Reg notified rules of companies act 2013

The Rules framed by the Central Govt. under the Companies Act 2013 with reference to “Management & Administration” is not clear as to the conduct of General Meetings of a company. Rule 20 (1)says every listed entity or a company having not less than 1000 shareholders shall provide to its members facility  to exercise their right to vote at general meetings by electronic means.   Sub rule (3) says that a company which “opts’ to provide electronic voting --. It should have been “a company which is required to provide for electronic voting” as per (1) above. Or whether the sub rule 3 is talking about the companies other than the companies mentioned in sub-rule 1.

When the company which is required under Sub-rule 1 to make a provision for electronic voting to its members has to give minimum voting period of one day and maximum period of three days to its members for voting as per sub-rule 3 (vi). Again the word used shall be “for” any general meeting and not “at” any general meeting, which would be more proper. The words “at any general meetings” generally interpreted to voting at the venue of the meeting.

Further a complete reading of the entire sub-rules 20 and 21 makes one to understand that there will be two votings for a same meeting one electronic which has to be closed three days prior to the general meeting and another one at the meeting venue which shall necessarily be a ballot voting by issuance of ballot paper. The Chairman of the meeting has to announce the result of the poll based on the report of the scrutinizer/s who have taken into account the votings at both the medium of polling viz: electronic as well as the ballot paper and after clubbing the said results. Also the persons who have exercised the voting under electronic means even if they attend the meeting will be barred from voting by ballot paper. This is in tune with rule 20 proviso to (3) (vii). 

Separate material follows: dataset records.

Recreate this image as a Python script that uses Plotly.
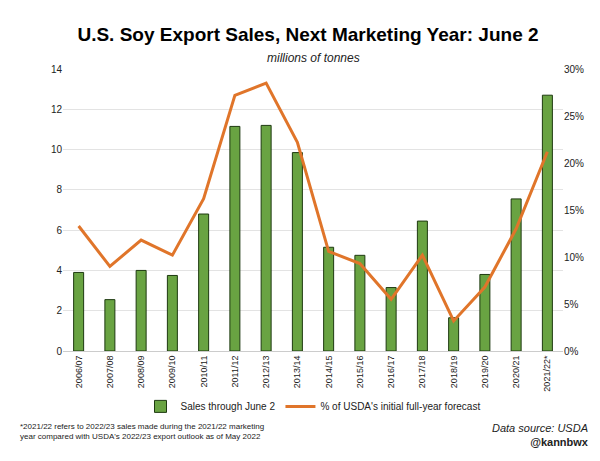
import plotly.graph_objects as go

years = ["2006/07","2007/08","2008/09","2009/10","2010/11","2011/12","2012/13","2013/14",
         "2014/15","2015/16","2016/17","2017/18","2018/19","2019/20","2020/21","2021/22*"]
sales = [3.9,2.55,4.0,3.75,6.8,11.15,11.2,9.85,5.15,4.75,3.15,6.45,1.65,3.8,7.55,12.7]
pct = [13.3,9.0,11.8,10.2,16.2,27.2,28.5,22.2,10.6,9.3,5.5,10.2,3.2,6.8,13.0,21.2]

fig = go.Figure()
fig.add_bar(x=years, y=sales, name="Sales through June 2", marker_color="#69a342",
            marker_line_color="#1e3a10", marker_line_width=1, width=0.32)
fig.add_scatter(x=years, y=[p/100 for p in pct], yaxis="y2", mode="lines",
                name="% of USDA's initial full-year forecast", line=dict(color="#e0752a", width=3))
fig.update_layout(
    width=600, height=461, plot_bgcolor="white", paper_bgcolor="white",
    font=dict(family="Liberation Sans, Arial", color="#222", size=10),
    margin=dict(l=55, r=45, t=61, b=118),
    title=dict(text="<b>U.S. Soy Export Sales, Next Marketing Year: June 2</b>", x=0.5, y=0.957,
               xanchor="center", font=dict(size=19, color="black")),
    annotations=[
        dict(text="<i>millions of tonnes</i>", x=0.5, y=1.0, xref="paper", yref="paper",
             yanchor="bottom", yshift=2, showarrow=False, font=dict(size=12)),
        dict(text="*2021/22 refers to 2022/23 sales made during the 2021/22 marketing<br>year compared with USDA's 2022/23 export outlook as of May 2022",
             x=0, xref="paper", y=-0.245, yref="paper", xshift=-45, xanchor="left", yanchor="top",
             align="left", showarrow=False, font=dict(size=8)),
        dict(text="<i>Data source: USDA</i><br><b>@kannbwx</b>", x=1, xref="paper", y=-0.245, yref="paper",
             xshift=28, xanchor="right", yanchor="top", align="right", showarrow=False, font=dict(size=11)),
    ],
    xaxis=dict(tickangle=-90, showline=True, linecolor="#ccc", tickfont=dict(size=9)),
    yaxis=dict(range=[0,14], dtick=2, gridcolor="#e3e3e3", zeroline=False),
    yaxis2=dict(range=[0,0.3], dtick=0.05, tickformat=".0%", overlaying="y", side="right", showgrid=False),
    legend=dict(orientation="h", x=0.5, xanchor="center", y=-0.145, yanchor="top", font=dict(size=10)),
    bargap=0.5,
)
fig.write_html("out.html")
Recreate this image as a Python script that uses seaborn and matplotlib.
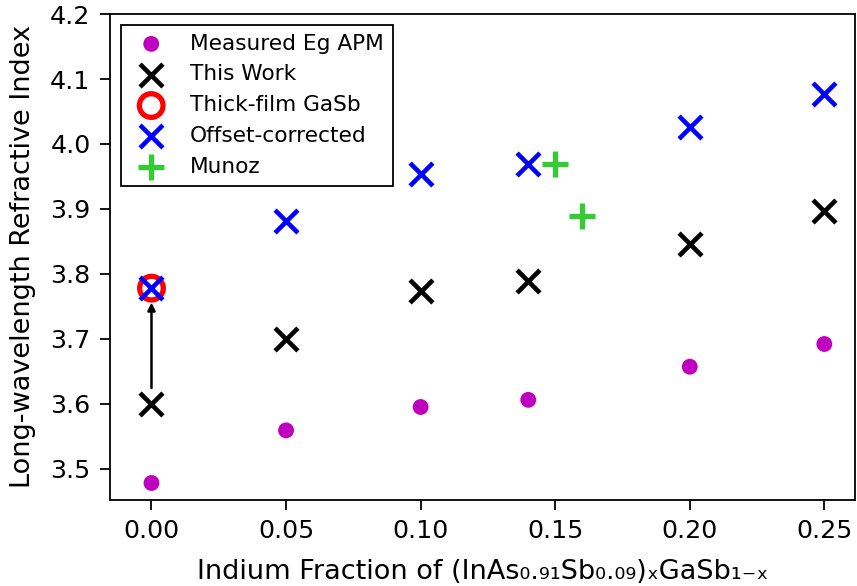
import matplotlib
matplotlib.use("Agg")
import matplotlib.pyplot as plt
import seaborn as sns

# indium fraction
x_apm = [0.00, 0.05, 0.10, 0.14, 0.20, 0.25]
y_apm = [3.478, 3.559, 3.595, 3.606, 3.657, 3.692]

x_work = [0.00, 0.05, 0.10, 0.14, 0.20, 0.25]
y_work = [3.600, 3.700, 3.774, 3.789, 3.846, 3.897]

x_gasb = [0.00]
y_gasb = [3.778]

x_offset = [0.00, 0.05, 0.10, 0.14, 0.20, 0.25]
y_offset = [3.778, 3.881, 3.954, 3.969, 4.026, 4.077]

x_munoz = [0.15, 0.16]
y_munoz = [3.969, 3.889]

sns.set_style("ticks", {"axes.edgecolor": "black", "text.color": "black",
                        "axes.labelcolor": "black", "xtick.color": "black",
                        "ytick.color": "black"})
plt.rcParams["font.family"] = ["DejaVu Sans"]

fig, ax = plt.subplots(figsize=(8.57, 5.86), dpi=100)

sns.scatterplot(x=x_apm, y=y_apm, ax=ax, color="#BF00BF", s=130, marker="o",
                edgecolor="none", label="Measured Eg APM", zorder=3)
sns.scatterplot(x=x_work, y=y_work, ax=ax, color="black", s=270, marker="x",
                linewidth=3.3, label="This Work", zorder=3)
sns.scatterplot(x=x_gasb, y=y_gasb, ax=ax, facecolor="none", edgecolor="red", s=290,
                marker="o", linewidth=3.8, label="Thick-film GaSb", zorder=3)
sns.scatterplot(x=x_offset, y=y_offset, ax=ax, color="blue", s=270, marker="x",
                linewidth=3.3, label="Offset-corrected", zorder=4)
sns.scatterplot(x=x_munoz, y=y_munoz, ax=ax, color="#33CC33", s=360, marker="+",
                linewidth=3.8, label="Munoz", zorder=3)

# arrow from measured to corrected value at x = 0
ax.annotate("", xy=(x_gasb[0], y_gasb[0] - 0.018), xytext=(x_work[0], y_work[0] + 0.02),
            arrowprops=dict(arrowstyle="-|>", color="black", lw=1.8, mutation_scale=11))

ax.set_xlim(-0.0154, 0.2615)
ax.set_ylim(3.452, 4.2)
ax.set_xticks([0.00, 0.05, 0.10, 0.15, 0.20, 0.25])
ax.tick_params(labelsize=18.3, width=1.3, length=7, pad=7)
for sp in ax.spines.values():
    sp.set_linewidth(1.3)
ax.set_xlabel("Indium Fraction of (InAs\u2080.\u2089\u2081Sb\u2080.\u2080\u2089)\u2093GaSb\u2081\u208b\u2093", fontsize=19.5,
              labelpad=11)
ax.set_ylabel("Long-wavelength Refractive Index", fontsize=19.5, labelpad=10)

leg = ax.legend(loc="upper left", fontsize=15.6, frameon=True, fancybox=False,
                edgecolor="black", framealpha=1, borderaxespad=0.5)
leg.get_frame().set_linewidth(1.3)

fig.subplots_adjust(left=0.1284, right=0.998, top=0.976, bottom=0.147)
fig.savefig("out.png", dpi=100)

It is pertinent to note that with the rules coming into force now, the General Meetings are reduced to a forum meant only to seek clarifications or answers from the management rather than a true sense of a meeting.  Or can it be called a meeting to declare the result of the poll in a broader sense.

While it is always in the interest of corporate democracy that voting is to be held to ascertain the opinion of majority of shareholders who could not come to the Registered Office which may be in far off places, yet with the advent of electronic saga, even General Meetings are mere formality only as the result of the agenda items are known three days ahead of any meeting.

With these rules coming into force the existing system of ascertaining the sense of the meeting by show of hands in the first place is done away with. The existing procedure in vogue at General Meetings to propose any resolution and another person seconding it would no longer exist. All the agenda items are the proposals of management represented by the Board who are the proposers of the agenda items.

Another point for the companies which are expected to go into electronic voting is that the notice of the meeting may say that Notice is hereby given that the meeting of the members of the company will be held to discuss the agenda items and to declare the results of the poll conducted through electronic voting. 

Can i have your views and clarifications for the above.